**Exercise**
Reproduce the listing exactly, with no pictures in your copy.

◇ ◇ ◇

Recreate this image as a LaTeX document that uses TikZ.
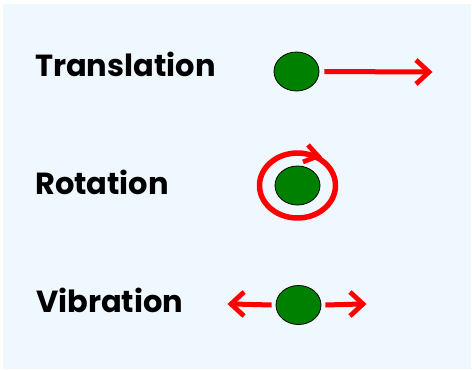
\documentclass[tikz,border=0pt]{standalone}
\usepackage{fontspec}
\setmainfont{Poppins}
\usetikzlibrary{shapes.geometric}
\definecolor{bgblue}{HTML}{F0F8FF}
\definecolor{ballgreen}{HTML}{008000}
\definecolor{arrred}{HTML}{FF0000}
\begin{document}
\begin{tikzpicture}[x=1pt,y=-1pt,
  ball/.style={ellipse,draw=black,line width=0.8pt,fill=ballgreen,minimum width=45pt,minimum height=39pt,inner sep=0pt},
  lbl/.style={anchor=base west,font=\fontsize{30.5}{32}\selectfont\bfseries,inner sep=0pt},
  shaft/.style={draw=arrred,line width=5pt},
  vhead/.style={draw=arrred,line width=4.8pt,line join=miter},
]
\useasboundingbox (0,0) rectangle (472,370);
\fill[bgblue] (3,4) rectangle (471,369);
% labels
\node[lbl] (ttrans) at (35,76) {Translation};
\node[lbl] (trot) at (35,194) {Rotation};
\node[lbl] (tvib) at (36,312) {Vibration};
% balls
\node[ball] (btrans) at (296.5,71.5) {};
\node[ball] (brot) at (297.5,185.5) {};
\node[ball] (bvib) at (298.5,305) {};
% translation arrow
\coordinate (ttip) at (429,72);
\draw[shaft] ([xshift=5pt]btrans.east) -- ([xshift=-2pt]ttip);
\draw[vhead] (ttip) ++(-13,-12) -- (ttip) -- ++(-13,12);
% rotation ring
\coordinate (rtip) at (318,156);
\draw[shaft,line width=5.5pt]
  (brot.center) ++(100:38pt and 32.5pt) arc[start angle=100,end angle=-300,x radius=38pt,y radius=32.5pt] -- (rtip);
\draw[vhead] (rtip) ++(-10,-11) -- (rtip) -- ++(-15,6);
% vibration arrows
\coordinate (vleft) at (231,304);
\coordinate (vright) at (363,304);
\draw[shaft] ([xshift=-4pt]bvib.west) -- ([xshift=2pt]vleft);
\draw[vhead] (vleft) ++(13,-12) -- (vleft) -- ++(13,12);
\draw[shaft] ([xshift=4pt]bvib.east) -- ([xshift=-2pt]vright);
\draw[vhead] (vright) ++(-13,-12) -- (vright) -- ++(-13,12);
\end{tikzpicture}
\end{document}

◇ ◇ ◇

**Finished task**
Recreate this image as a LaTeX document that uses TikZ.
\documentclass[tikz,border=0pt]{standalone}
\usepackage{fontspec}
\setmainfont{Poppins}
\usetikzlibrary{shapes.geometric}
\definecolor{bgblue}{HTML}{F0F8FF}
\definecolor{ballgreen}{HTML}{008000}
\definecolor{arrred}{HTML}{FF0000}
\begin{document}
\begin{tikzpicture}[x=1pt,y=-1pt,
  ball/.style={ellipse,draw=black,line width=0.8pt,fill=ballgreen,minimum width=45pt,minimum height=39pt,inner sep=0pt},
  lbl/.style={anchor=base west,font=\fontsize{30.5}{32}\selectfont\bfseries,inner sep=0pt},
  shaft/.style={draw=arrred,line width=5pt},
  vhead/.style={draw=arrred,line width=4.8pt,line join=miter},
]
\useasboundingbox (0,0) rectangle (472,370);
\fill[bgblue] (3,4) rectangle (471,369);
% labels
\node[lbl] (ttrans) at (35,76) {Translation};
\node[lbl] (trot) at (35,194) {Rotation};
\node[lbl] (tvib) at (36,312) {Vibration};
% balls
\node[ball] (btrans) at (296.5,71.5) {};
\node[ball] (brot) at (297.5,185.5) {};
\node[ball] (bvib) at (298.5,305) {};
% translation arrow
\coordinate (ttip) at (429,72);
\draw[shaft] ([xshift=5pt]btrans.east) -- ([xshift=-2pt]ttip);
\draw[vhead] (ttip) ++(-13,-12) -- (ttip) -- ++(-13,12);
% rotation ring
\coordinate (rtip) at (318,156);
\draw[shaft,line width=5.5pt]
  (brot.center) ++(100:38pt and 32.5pt) arc[start angle=100,end angle=-300,x radius=38pt,y radius=32.5pt] -- (rtip);
\draw[vhead] (rtip) ++(-10,-11) -- (rtip) -- ++(-15,6);
% vibration arrows
\coordinate (vleft) at (231,304);
\coordinate (vright) at (363,304);
\draw[shaft] ([xshift=-4pt]bvib.west) -- ([xshift=2pt]vleft);
\draw[vhead] (vleft) ++(13,-12) -- (vleft) -- ++(13,12);
\draw[shaft] ([xshift=4pt]bvib.east) -- ([xshift=-2pt]vright);
\draw[vhead] (vright) ++(-13,-12) -- (vright) -- ++(-13,12);
\end{tikzpicture}
\end{document}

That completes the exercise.